Closer to home, the privatisation of K-Electric (formerly KESC) has produced mixed results. While the level of customer service and delivery has visibly improved, taxpayers as well as the state have paid a price through hidden transfers and subsidies, and the costs of non-enforcement of the conditions of privatisation especially with regards to investment in Karachi’s electricity infrastructure. One area where the privatisation process appears to have met near-unambiguous success is in the case of state-owned banks in Pakistan. By and large, a previously moribund banking sector has become more efficient and profitable.

Success, or otherwise, of the privatisation process depends on the overriding objective set by the state. It could be revenue maximisation, or containing the loss to the budget. Another objective could be to reduce the footprint of the public sector, spur competition in the economy and foster the development of a vibrant private sector. In general, however, privatising ‘essential’ public services in the presence of market failure has not produced welcome consequences.

Whatever objective is set, only a transparent and competitive privatisation process can increase the chances of success.

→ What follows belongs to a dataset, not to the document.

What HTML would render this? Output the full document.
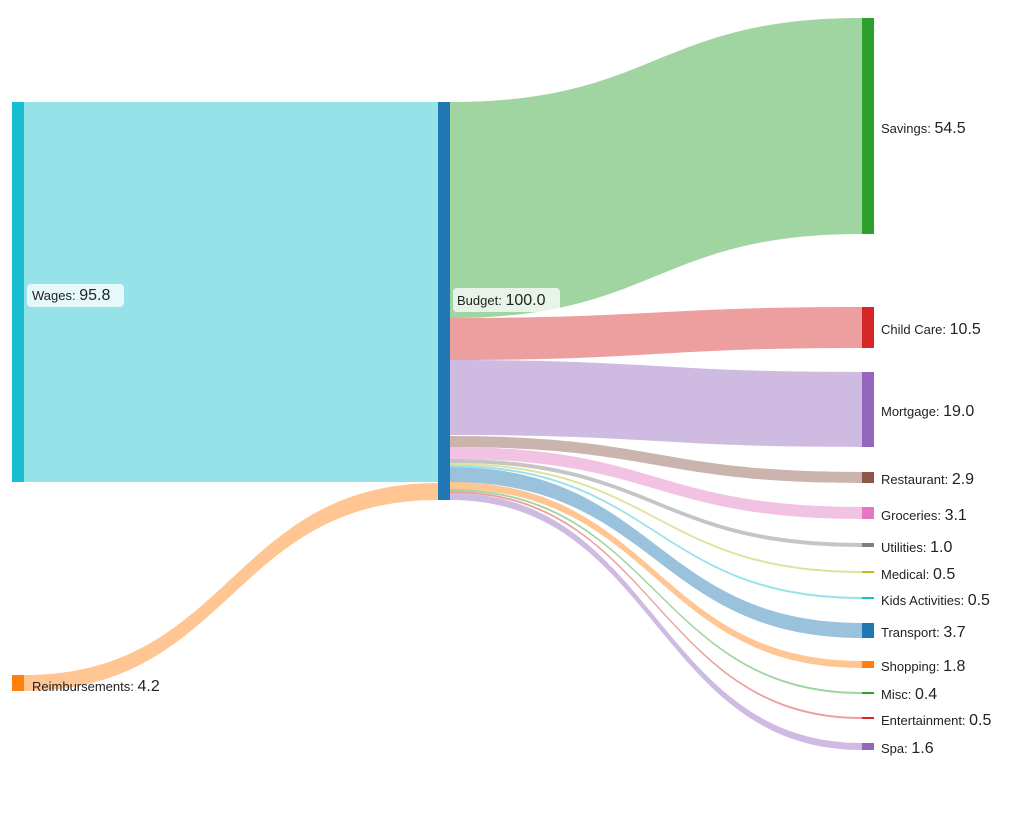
<!DOCTYPE html>
<html><head><meta charset="utf-8"><style>
html,body{margin:0;padding:0;background:#fff;}
svg{display:block;font-family:"Liberation Sans",Arial,sans-serif;}
.s{font-size:13px;fill:#222}
.v{font-size:16px;fill:#222}
</style></head><body>
<svg width="1024" height="819" viewBox="0 0 1024 819" xmlns="http://www.w3.org/2000/svg">
<g fill-opacity="0.45">
<path d="M24,102 C231,102 231,102 438,102 L438,482 C231,482 231,482 24,482 Z" fill="#17becf"/>
<path d="M24,675 C231,675 231,483 438,483 L438,500 C231,500 231,691 24,691 Z" fill="#ff7f0e"/>
<path d="M450,102 C656,102 656,18 862,18 L862,234 C656,234 656,318 450,318 Z" fill="#2ca02c"/>
<path d="M450,318 C656,318 656,307 862,307 L862,348 C656,348 656,360 450,360 Z" fill="#d62728"/>
<path d="M450,360 C656,360 656,372 862,372 L862,447 C656,447 656,435 450,435 Z" fill="#9467bd"/>
<path d="M450,436 C656,436 656,472 862,472 L862,483 C656,483 656,447 450,447 Z" fill="#8c564b"/>
<path d="M450,447 C656,447 656,507 862,507 L862,519 C656,519 656,459 450,459 Z" fill="#e377c2"/>
<path d="M450,459 C656,459 656,543 862,543 L862,547 C656,547 656,463 450,463 Z" fill="#7f7f7f"/>
<path d="M450,463 C656,463 656,571 862,571 L862,573 C656,573 656,465 450,465 Z" fill="#bcbd22"/>
<path d="M450,465 C656,465 656,597 862,597 L862,599 C656,599 656,467 450,467 Z" fill="#17becf"/>
<path d="M450,467 C656,467 656,623 862,623 L862,638 C656,638 656,482 450,482 Z" fill="#1f77b4"/>
<path d="M450,482 C656,482 656,661 862,661 L862,668 C656,668 656,489 450,489 Z" fill="#ff7f0e"/>
<path d="M450,489 C656,489 656,692 862,692 L862,694 C656,694 656,491 450,491 Z" fill="#2ca02c"/>
<path d="M450,491 C656,491 656,717 862,717 L862,719 C656,719 656,493 450,493 Z" fill="#d62728"/>
<path d="M450,493 C656,493 656,743 862,743 L862,750 C656,750 656,500 450,500 Z" fill="#9467bd"/>
</g>
<rect x="12" y="102" width="12" height="380" fill="#17becf"/>
<rect x="12" y="675" width="12" height="16" fill="#ff7f0e"/>
<rect x="438" y="102" width="12" height="398" fill="#1f77b4"/>
<rect x="862" y="18" width="12" height="216" fill="#2ca02c"/>
<rect x="862" y="307" width="12" height="41" fill="#d62728"/>
<rect x="862" y="372" width="12" height="75" fill="#9467bd"/>
<rect x="862" y="472" width="12" height="11" fill="#8c564b"/>
<rect x="862" y="507" width="12" height="12" fill="#e377c2"/>
<rect x="862" y="543" width="12" height="4" fill="#7f7f7f"/>
<rect x="862" y="571" width="12" height="2" fill="#bcbd22"/>
<rect x="862" y="597" width="12" height="2" fill="#17becf"/>
<rect x="862" y="623" width="12" height="15" fill="#1f77b4"/>
<rect x="862" y="661" width="12" height="7" fill="#ff7f0e"/>
<rect x="862" y="692" width="12" height="2" fill="#2ca02c"/>
<rect x="862" y="717" width="12" height="2" fill="#d62728"/>
<rect x="862" y="743" width="12" height="7" fill="#9467bd"/>
<rect x="27" y="284" width="97" height="23" rx="4" fill="#fff" fill-opacity="0.75"/>
<rect x="453" y="288" width="107" height="24" rx="4" fill="#fff" fill-opacity="0.75"/>
<text x="32" y="300"><tspan class="s">Wages: </tspan><tspan class="v">95.8</tspan></text>
<text x="32" y="691"><tspan class="s">Reimbursements: </tspan><tspan class="v">4.2</tspan></text>
<text x="457" y="305"><tspan class="s">Budget: </tspan><tspan class="v">100.0</tspan></text>
<g>
<text x="881" y="133"><tspan class="s">Savings: </tspan><tspan class="v">54.5</tspan></text>
<text x="881" y="334"><tspan class="s">Child Care: </tspan><tspan class="v">10.5</tspan></text>
<text x="881" y="416"><tspan class="s">Mortgage: </tspan><tspan class="v">19.0</tspan></text>
<text x="881" y="484"><tspan class="s">Restaurant: </tspan><tspan class="v">2.9</tspan></text>
<text x="881" y="520"><tspan class="s">Groceries: </tspan><tspan class="v">3.1</tspan></text>
<text x="881" y="552"><tspan class="s">Utilities: </tspan><tspan class="v">1.0</tspan></text>
<text x="881" y="579"><tspan class="s">Medical: </tspan><tspan class="v">0.5</tspan></text>
<text x="881" y="605"><tspan class="s">Kids Activities: </tspan><tspan class="v">0.5</tspan></text>
<text x="881" y="637"><tspan class="s">Transport: </tspan><tspan class="v">3.7</tspan></text>
<text x="881" y="671"><tspan class="s">Shopping: </tspan><tspan class="v">1.8</tspan></text>
<text x="881" y="699"><tspan class="s">Misc: </tspan><tspan class="v">0.4</tspan></text>
<text x="881" y="725"><tspan class="s">Entertainment: </tspan><tspan class="v">0.5</tspan></text>
<text x="881" y="753"><tspan class="s">Spa: </tspan><tspan class="v">1.6</tspan></text>
</g>
</svg>
</body></html>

The potential for abuse is very high, where the government’s cronies and favourites are rewarded not just via a non-transparent and non-competitive ‘rigged’ process, but often, especially in the case of Pakistan, also by the absorption of large-scale liabilities by the public budget before the sale. The latter (injection of public funds) is not reflected in the entity’s sale price, which is sold in haste as a ‘distressed’ asset — amplifying the profits of the connected buyer.

In sum, while privatisation has its drawbacks, in Pakistan’s current setting of poor governance, high corruption and fiscal constraints, continuing with state ownership of many of the SOEs may not be feasible. To fulfil its potential, the privatisation process needs to be transparent and competitive, with the interests of taxpayers, and not just employees, protected.

The writer is a former economic adviser to government, and currently heads a macroeconomic consultancy based in Islamabad.